Yet many organisations still try to manage development through scattered freelancers, short-term outsourcing, or overloaded internal teams. This approach is no longer sustainable.
Today, building and retaining a dedicated development team isn’t just a competitive advantage -it’s a necessity.
Digital Demands Have Changed
The pace of business has accelerated dramatically. Markets shift faster. Customer expectations are higher. Technology cycles are shorter. In this environment, companies must move from project-based thinking to product-based operations—and that requires long-term, stable, and focused development capacity.
This isn’t just about writing code. It’s about continuity, ownership, agility, and alignment with business goals. And that’s precisely what a dedicated team offers.
What Is a Dedicated Team And What Makes It Different?
A dedicated development team is a group of professionals software engineers, quality assurance testers, DevOps specialists, designers, and project managers who work full-time and exclusively on your product or platform. They’re usually employed by a service provider, but function as an extension of your internal organization.
Unlike traditional outsourcing, which tends to be project-based and transactional, a dedicated team integrates directly with your workflows, communication channels, and long-term roadmap. They are not vendors. They are your team.
Why a Dedicated Team Is a Business Necessity
1. You Need Stability in an Unstable Market
With tech hiring more competitive than ever, retaining in-house developers is costly and difficult. Talented engineers are often poached, burned out, or diverted to other internal priorities. Meanwhile, freelancers come and go, and agencies work on fixed scopes that don’t adapt well to evolving needs.
A dedicated team offers stability. You get a consistent group of professionals committed to your product over time without the HR headaches.
2. You Need Focused Product Ownership
Digital products aren’t just launched and forgotten. They evolve. They pivot. They scale. You need a team that knows the history of your codebase, understands the users, and sees the big picture.
A dedicated team builds product familiarity and technical ownership. This continuity is critical for avoiding technical debt, reducing onboarding time, and ensuring quality over the long haul.
3. You Can’t Afford to Lose Speed
Speed is everything. Delayed releases can cost market share, revenue, and investor confidence. But building an in-house team can take months, and outsourcing firms often lack the flexibility to respond to fast-changing requirements.
A dedicated team gives you agility without compromise. With full-time team members aligned to your vision, you can iterate faster, respond to feedback quicker, and release with confidence.
4. You Need Talent Without the Overhead
Hiring internally isn’t just expensive, it's slow. You have to manage recruitment, onboarding, payroll, equipment, and compliance. For most companies, this isn’t scalable.
With a dedicated team, a trusted partner handles the operational burden while you retain full control over planning, priorities, and delivery. It’s a lean model for building high-performance teams.
5. You Need to Reduce Risk Not Add to It
Scattered or part-time resources often create hidden risks: inconsistent code, misaligned decisions, and unclear accountability. These issues compound over time, making systems harder to scale and maintain.

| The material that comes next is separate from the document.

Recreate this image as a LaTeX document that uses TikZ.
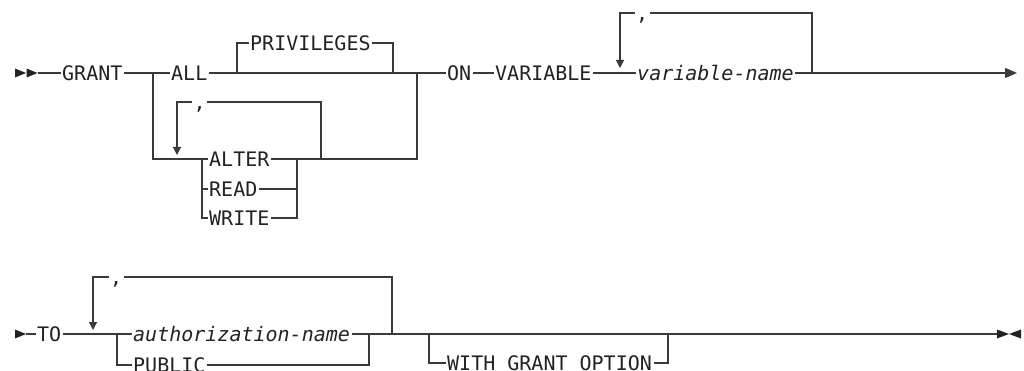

A dedicated team mitigates these risks by establishing clear ownership, documented workflows, and long-term accountability. The result is a cleaner, more maintainable product architecture and a more predictable delivery process.
When a Dedicated Team Becomes Essential
Some businesses try to defer the decision, relying on ad hoc contractors, legacy teams, or overburdened staff. But there are clear signals that it’s time to build or hire a dedicated team:
- Your product roadmap keeps slipping due to resource constraints.
- You’re heavily dependent on one or two developers.
- Technical debt is increasing faster than you can manage it.
- You’re entering a growth phase and need to scale development quickly.
- You lack key technical skills in-house and don’t have time to hire.
- You’ve started or plan to start a new product line that needs its own team.
In these cases, a dedicated team is not a luxury, it’s the only sustainable option.
What to Look for in a Dedicated Team Partner
Choosing the right partner to build your dedicated team is critical. It’s not just about sourcing developers, it's about finding a provider that understands your business and becomes an active contributor to your goals.
Look for a partner that offers:
- Proven experience in your industry or product type.
- Strong technical vetting and talent pipelines.
- Transparent communication and time zone alignment.
- Flexibility to scale up or down as needs change.
- A commitment to long-term collaboration, not short-term contracts.
The right provider should act like a co-founder in execution, bringing both technical strength and operational support.
Conclusion
In today’s software-driven economy, you can’t afford to think in short-term engagements and scattered resources. You need people who understand your product, share your mission, and build with long-term success in mind.
A dedicated development team gives you the foundation to scale, the focus to deliver quality, and the agility to innovate without friction.
It’s not just a smart way to build software. It’s the necessary way to build a company.